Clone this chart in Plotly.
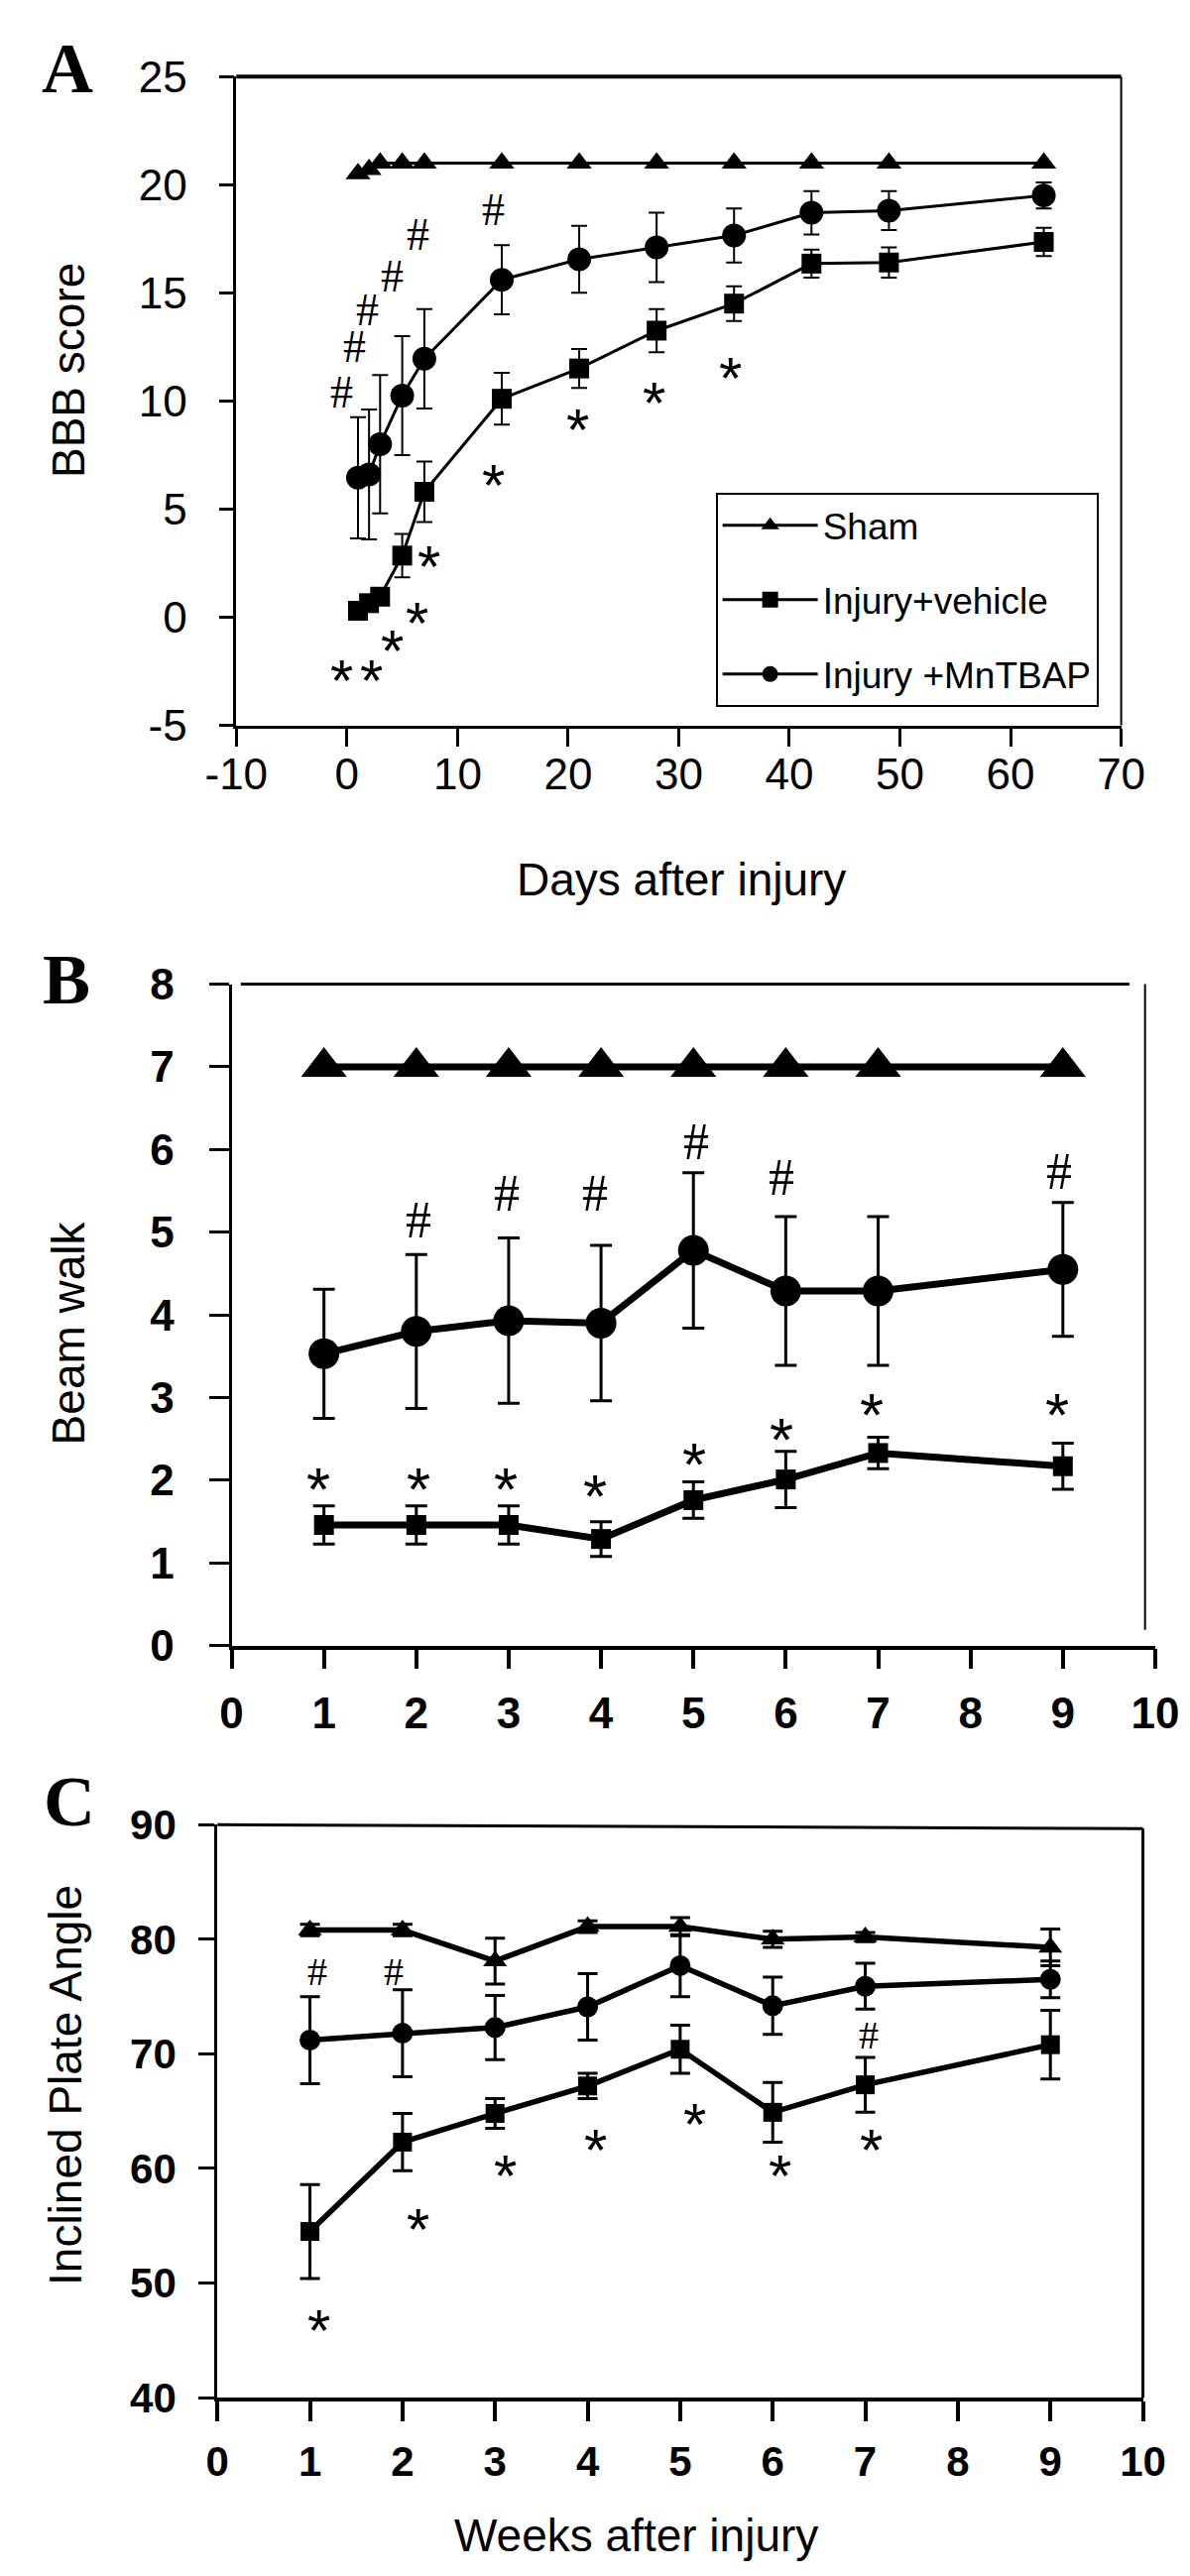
import plotly.graph_objects as go

# ---------------- data ----------------
# Panel A : BBB score vs days after injury
days_A = [1, 2, 3, 5, 7, 14, 21, 28, 35, 42, 49, 63]
sham_A = [20.5, 20.7, 21, 21, 21, 21, 21, 21, 21, 21, 21, 21]
vehicle_A = [0.3, 0.65, 0.95, 2.85, 5.8, 10.1, 11.5, 13.25, 14.5, 16.35, 16.4, 17.35]
vehicle_A_err = [0.3, 0.3, 0.3, 1.0, 1.4, 1.2, 0.9, 1.0, 0.8, 0.65, 0.7, 0.65]
mntbap_A = [6.45, 6.6, 8.0, 10.25, 11.95, 15.6, 16.55, 17.1, 17.65, 18.7, 18.8, 19.5]
mntbap_A_err = [2.8, 3.0, 3.2, 2.75, 2.3, 1.6, 1.55, 1.6, 1.25, 1.0, 0.9, 0.6]
hash_A_x = [-0.46, 0.66, 1.84, 4.1, 6.45, 13.2]
hash_A_y = [10.4, 12.5, 14.2, 15.75, 17.7, 18.85]
star_A_x = [-0.46, 2.2, 4.1, 6.3, 7.4, 13.2, 20.9, 27.8, 34.7]
star_A_y = [-2.3, -2.3, -0.9, 0.35, 3.0, 6.75, 9.3, 10.55, 11.7]
xticks_A = [-10, 0, 10, 20, 30, 40, 50, 60, 70]
xticklabels_A = ["-10", "0", "10", "20", "30", "40", "50", "60", "70"]
yticks_A = [-5, 0, 5, 10, 15, 20, 25]
yticklabels_A = ["-5", "0", "5", "10", "15", "20", "25"]

# Panel B : Beam walk vs weeks
weeks_B = [1, 2, 3, 4, 5, 6, 7, 9]
sham_B = [7, 7, 7, 7, 7, 7, 7, 7]
vehicle_B = [1.46, 1.46, 1.46, 1.29, 1.76, 2.01, 2.33, 2.17]
vehicle_B_err = [0.23, 0.23, 0.23, 0.21, 0.22, 0.34, 0.19, 0.28]
mntbap_B = [3.53, 3.8, 3.93, 3.9, 4.78, 4.29, 4.29, 4.55]
mntbap_B_err = [0.78, 0.93, 1.0, 0.94, 0.94, 0.9, 0.9, 0.81]
hash_B_x = [2.02, 2.98, 3.93, 5.03, 5.95, 8.96]
hash_B_y = [5.15, 5.47, 5.47, 6.09, 5.66, 5.74]
star_B_x = [0.94, 2.02, 2.97, 3.94, 5.01, 5.95, 6.93, 8.94]
star_B_y = [2.06, 2.06, 2.06, 1.98, 2.37, 2.66, 2.96, 2.96]
xticks_B = [0, 1, 2, 3, 4, 5, 6, 7, 8, 9, 10]
yticks_B = [0, 1, 2, 3, 4, 5, 6, 7, 8]

# Panel C : Inclined plate angle vs weeks
weeks_C = [1, 2, 3, 4, 5, 6, 7, 9]
sham_C = [80.8, 80.8, 78.1, 81.1, 81.1, 80.0, 80.2, 79.3]
sham_C_err = [0.5, 0.5, 2.0, 0.5, 0.8, 0.7, 0.4, 1.6]
mntbap_C = [71.2, 71.8, 72.3, 74.1, 77.7, 74.2, 75.9, 76.5]
mntbap_C_err = [3.8, 3.8, 2.8, 2.9, 2.7, 2.5, 2.0, 1.6]
vehicle_C = [54.5, 62.3, 64.8, 67.2, 70.4, 64.9, 67.3, 70.8]
vehicle_C_err = [4.1, 2.5, 1.3, 1.1, 2.1, 2.6, 2.4, 3.0]
hash_C_x = [1.08, 1.9, 7.04]
hash_C_y = [77.2, 77.2, 71.6]
star_C_x = [1.10, 2.17, 3.11, 4.08, 5.16, 6.08, 7.06]
star_C_y = [47.1, 55.9, 60.6, 62.8, 65.1, 60.6, 62.8]
xticks_C = [0, 1, 2, 3, 4, 5, 6, 7, 8, 9, 10]
yticks_C = [40, 50, 60, 70, 80, 90]

series_names = ["Sham", "Injury+vehicle", "Injury +MnTBAP"]

# ---------------- layout helpers ----------------
W, H = 1200, 2598
SANS = "Liberation Sans, Arial, Helvetica, sans-serif"
SERIF = "Liberation Serif, Times New Roman, Times, serif"


def fx(p):
    return p / W


def fy(p):
    return 1 - p / H


fig = go.Figure()


def add_series(xs, ys, err, xa, ya, symbol, msize, lw, ew, ecap, name, legend):
    fig.add_trace(go.Scatter(
        x=xs, y=ys, xaxis=xa, yaxis=ya, mode="lines+markers", name=name,
        showlegend=legend, legendgroup=name,
        line=dict(color="black", width=lw),
        marker=dict(symbol=symbol, size=msize, color="black"),
        error_y=(dict(type="data", array=err, visible=True, color="black",
                      thickness=ew, width=ecap) if err is not None else None),
        cliponaxis=False,
    ))


# Panel A
add_series(days_A, sham_A, None, "x", "y", "triangle-up", 22, 3, 2, 8, series_names[0], True)
add_series(days_A, vehicle_A, vehicle_A_err, "x", "y", "square", 20, 3, 2, 8, series_names[1], True)
add_series(days_A, mntbap_A, mntbap_A_err, "x", "y", "circle", 24, 3, 2, 8, series_names[2], True)
# Panel B
add_series(weeks_B, sham_B, None, "x2", "y2", "triangle-up", 40, 7, 3, 11, series_names[0], False)
add_series(weeks_B, mntbap_B, mntbap_B_err, "x2", "y2", "circle", 31, 7, 3, 11, series_names[2], False)
add_series(weeks_B, vehicle_B, vehicle_B_err, "x2", "y2", "square", 20, 7, 3, 11, series_names[1], False)
# Panel C
add_series(weeks_C, sham_C, sham_C_err, "x3", "y3", "triangle-up", 21, 5.5, 3, 10, series_names[0], False)
add_series(weeks_C, mntbap_C, mntbap_C_err, "x3", "y3", "circle", 21, 5.5, 3, 10, series_names[2], False)
add_series(weeks_C, vehicle_C, vehicle_C_err, "x3", "y3", "square", 19, 5.5, 3, 10, series_names[1], False)

annotations = []


def marks(xs, ys, xref, yref, text, family, size, shift, box_h=None):
    for x, y in zip(xs, ys):
        a = dict(x=x, y=y, xref=xref, yref=yref, text=text,
                 showarrow=False, xanchor="center", yanchor="middle",
                 yshift=shift, font=dict(family=family, size=size, color="black"))
        if box_h is not None:
            a["height"] = box_h
            a["valign"] = "middle"
        annotations.append(a)


marks(hash_A_x, hash_A_y, "x", "y", "#", SERIF, 46, 0, 37)
marks(star_A_x, star_A_y, "x", "y", "*", SANS, 60, -14)
marks(hash_B_x, hash_B_y, "x2", "y2", "#", SERIF, 52, 0)
marks(star_B_x, star_B_y, "x2", "y2", "*", SANS, 62, -14)
marks(hash_C_x, hash_C_y, "x3", "y3", "#", SERIF, 40, 0)
marks(star_C_x, star_C_y, "x3", "y3", "*", SANS, 60, -14)


def label(text, xp, yp, family, size, angle=0, bold=False):
    annotations.append(dict(x=fx(xp), y=fy(yp), xref="paper", yref="paper",
                            text=("<b>%s</b>" % text) if bold else text,
                            showarrow=False, xanchor="center", yanchor="middle",
                            textangle=angle, font=dict(family=family, size=size, color="black")))


label("A", 29, 37, SERIF, 72, bold=True)
label("B", 28, 973, SERIF, 72, bold=True)
label("C", 31, 1818, SERIF, 72, bold=True)
label("BBB score", 31, 347, SANS, 46, angle=-90)
label("Days after injury", 679, 870, SANS, 46)
label("Beam walk", 30, 1337, SANS, 46, angle=-90)
label("Inclined Plate Angle", 27, 2110, SANS, 46, angle=-90)
label("Weeks after injury", 631, 2573, SANS, 46)

shapes = []


def frame_line(xref, yref, x0, y0, x1, y1, w):
    shapes.append(dict(type="line", xref=xref, yref=yref, x0=x0, y0=y0, x1=x1, y1=y1,
                       line=dict(color="black", width=w), layer="above"))


frame_line("x domain", "y domain", 0, 1, 1, 1, 4)
frame_line("x domain", "y domain", 1, 0, 1, 1, 2)
frame_line("x2 domain", "y2 domain", 0.01, 1, 0.972, 1, 3)
frame_line("x2 domain", "y2 domain", 0.989, 0.024, 0.989, 1, 2)
frame_line("x3 domain", "y3 domain", 0, 1, 1, 0.993, 3)
frame_line("x3 domain", "y3 domain", 1, 0, 1, 0.993, 3)


def axis(domain, rng, tickvals, ticktext, anchor, ticklen, lw, fsize, bold, standoff):
    return dict(domain=domain, range=rng, tickmode="array", tickvals=tickvals,
                ticktext=ticktext, anchor=anchor, showgrid=False, zeroline=False,
                showline=True, linecolor="black", linewidth=lw, ticks="outside",
                ticklen=ticklen, tickwidth=lw, tickcolor="black",
                ticklabelstandoff=standoff,
                tickfont=dict(family=SANS, size=fsize, color="black",
                              weight="bold" if bold else "normal"))


lay = dict(
    width=W, height=H, autosize=False,
    margin=dict(l=0, r=0, t=0, b=0),
    paper_bgcolor="white", plot_bgcolor="white",
    xaxis=axis([fx(208), fx(1144)], [-10, 70], xticks_A, xticklabels_A, "y", 18, 3, 44, False, -9),
    yaxis=axis([fy(712), fy(45)], [-5, 25], yticks_A, yticklabels_A, "x", 15, 2.5, 44, False, 23),
    xaxis2=axis([fx(203), fx(1180)], [0, 10], xticks_B, [str(v) for v in xticks_B], "y2", 20, 3.5, 44, True, 7),
    yaxis2=axis([fy(1658), fy(978)], [0, 8], yticks_B, [str(v) for v in yticks_B], "x2", 20, 3, 44, True, 26),
    xaxis3=axis([fx(188), fx(1167)], [0, 10], xticks_C, [str(v) for v in xticks_C], "y3", 20, 3.5, 42, True, 5),
    yaxis3=axis([fy(2431), fy(1842)], [40, 90], yticks_C, [str(v) for v in yticks_C], "x3", 16, 3, 42, True, 14),
    legend=dict(x=fx(715), y=fy(473), xanchor="left", yanchor="top",
                bgcolor="white", bordercolor="black", borderwidth=2,
                font=dict(family=SANS, size=37, color="black"),
                tracegroupgap=24, itemwidth=96, traceorder="grouped"),
    annotations=annotations,
    shapes=shapes,
    showlegend=True,
)
fig.update_layout(**lay)
fig.write_html("out.html")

REQUIRED TASK | Return exactly what appears from the opening line of the material through the line with "yticks_B = [0, 1, 2, 3, 4, 5, 6, 7, 8]", apart from the pictures.

OUTPUT |
Clone this chart in Plotly.
import plotly.graph_objects as go

# ---------------- data ----------------
# Panel A : BBB score vs days after injury
days_A = [1, 2, 3, 5, 7, 14, 21, 28, 35, 42, 49, 63]
sham_A = [20.5, 20.7, 21, 21, 21, 21, 21, 21, 21, 21, 21, 21]
vehicle_A = [0.3, 0.65, 0.95, 2.85, 5.8, 10.1, 11.5, 13.25, 14.5, 16.35, 16.4, 17.35]
vehicle_A_err = [0.3, 0.3, 0.3, 1.0, 1.4, 1.2, 0.9, 1.0, 0.8, 0.65, 0.7, 0.65]
mntbap_A = [6.45, 6.6, 8.0, 10.25, 11.95, 15.6, 16.55, 17.1, 17.65, 18.7, 18.8, 19.5]
mntbap_A_err = [2.8, 3.0, 3.2, 2.75, 2.3, 1.6, 1.55, 1.6, 1.25, 1.0, 0.9, 0.6]
hash_A_x = [-0.46, 0.66, 1.84, 4.1, 6.45, 13.2]
hash_A_y = [10.4, 12.5, 14.2, 15.75, 17.7, 18.85]
star_A_x = [-0.46, 2.2, 4.1, 6.3, 7.4, 13.2, 20.9, 27.8, 34.7]
star_A_y = [-2.3, -2.3, -0.9, 0.35, 3.0, 6.75, 9.3, 10.55, 11.7]
xticks_A = [-10, 0, 10, 20, 30, 40, 50, 60, 70]
xticklabels_A = ["-10", "0", "10", "20", "30", "40", "50", "60", "70"]
yticks_A = [-5, 0, 5, 10, 15, 20, 25]
yticklabels_A = ["-5", "0", "5", "10", "15", "20", "25"]

# Panel B : Beam walk vs weeks
weeks_B = [1, 2, 3, 4, 5, 6, 7, 9]
sham_B = [7, 7, 7, 7, 7, 7, 7, 7]
vehicle_B = [1.46, 1.46, 1.46, 1.29, 1.76, 2.01, 2.33, 2.17]
vehicle_B_err = [0.23, 0.23, 0.23, 0.21, 0.22, 0.34, 0.19, 0.28]
mntbap_B = [3.53, 3.8, 3.93, 3.9, 4.78, 4.29, 4.29, 4.55]
mntbap_B_err = [0.78, 0.93, 1.0, 0.94, 0.94, 0.9, 0.9, 0.81]
hash_B_x = [2.02, 2.98, 3.93, 5.03, 5.95, 8.96]
hash_B_y = [5.15, 5.47, 5.47, 6.09, 5.66, 5.74]
star_B_x = [0.94, 2.02, 2.97, 3.94, 5.01, 5.95, 6.93, 8.94]
star_B_y = [2.06, 2.06, 2.06, 1.98, 2.37, 2.66, 2.96, 2.96]
xticks_B = [0, 1, 2, 3, 4, 5, 6, 7, 8, 9, 10]
yticks_B = [0, 1, 2, 3, 4, 5, 6, 7, 8]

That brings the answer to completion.